Thompson's s idiosyncratic method of appropriating old master works differed from the tongue-in-cheek program of his contemporaries in the 1960s. His work more closely relates to Picasso's early Moderniste translations of the old masters, which included Goya, and Matisse's allusions to the pastoral landscapes of Poussin and Claude. Still, Thompson was unapologetic about his reliance on the old masters: "Why are all these people running around trying to be original when they should just go ahead and be themselves and that' s the originality of it all, just being yourself....it hit me that why don't I work with these things that are already there...because that is what I respond to most of all....I looked at Goya and I found...this woman exactly as I would draw her...."5

Notes

1. Stanley Crouch, "Meteor in a Black Hat," Village Voice 48, 2 December 1986; Lizetta LeFalle-Collins makes a related comparison in Novae: William H. Johnson and Bob Thompson (exh. cat., California Afro-American Museum] (Los Angeles, 1990). Judith Wilson likens Thompson to a "lone dark star" in Los Angeles 1990, 23, and in Bob Thompson (exh. cat., Whitney Museum of American Art) (New York, 1998), 27. 1 am indebted to Judith Wilson, assistant professor of African American studies and art history at the University of California at Irvine, for so generously providing information on Bob Thompson and Tree, including exhibition history and references. Our understanding of Bob Thompson and his work owes much to her groundbreaking scholarship.
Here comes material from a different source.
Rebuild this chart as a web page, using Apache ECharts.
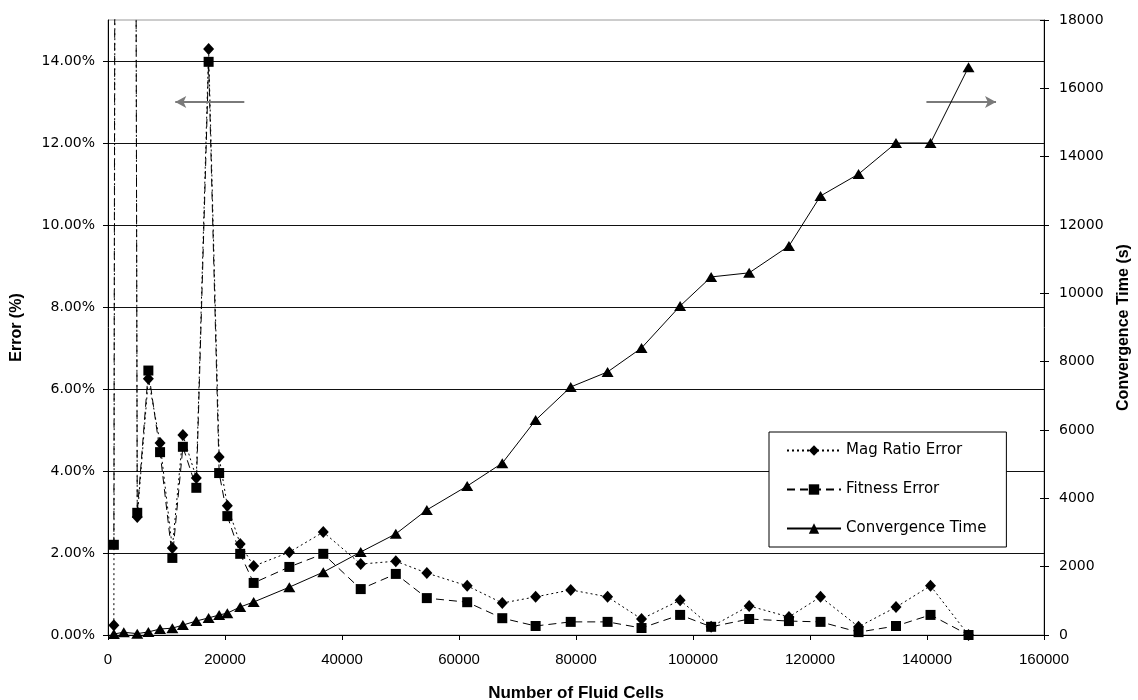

I am also thankful to Carol Thompson for her time in discussing her late husband's work; to Michael Rosenfeld, of the Michael Rosenfeld Gallery in New York City and to Jacqueline Francis, Wyeth Fellow in American Art, National Gallery of Art, 1997-1999, for her insights.

2. Allan Kaprow's 18 Happenings in 6 Parts, and Red Grooms' The Burning Building, both in 1959.

3. Los Caprichos (1799), pls. 61, 62.

4. This information is based on telephone conversations with Carol Thompson and Judith Wilson on 30 June 1999.

5. Jeanne Siegel, "Robert Thompson and the Old Masters," Harvard Art Review I (1967), 12.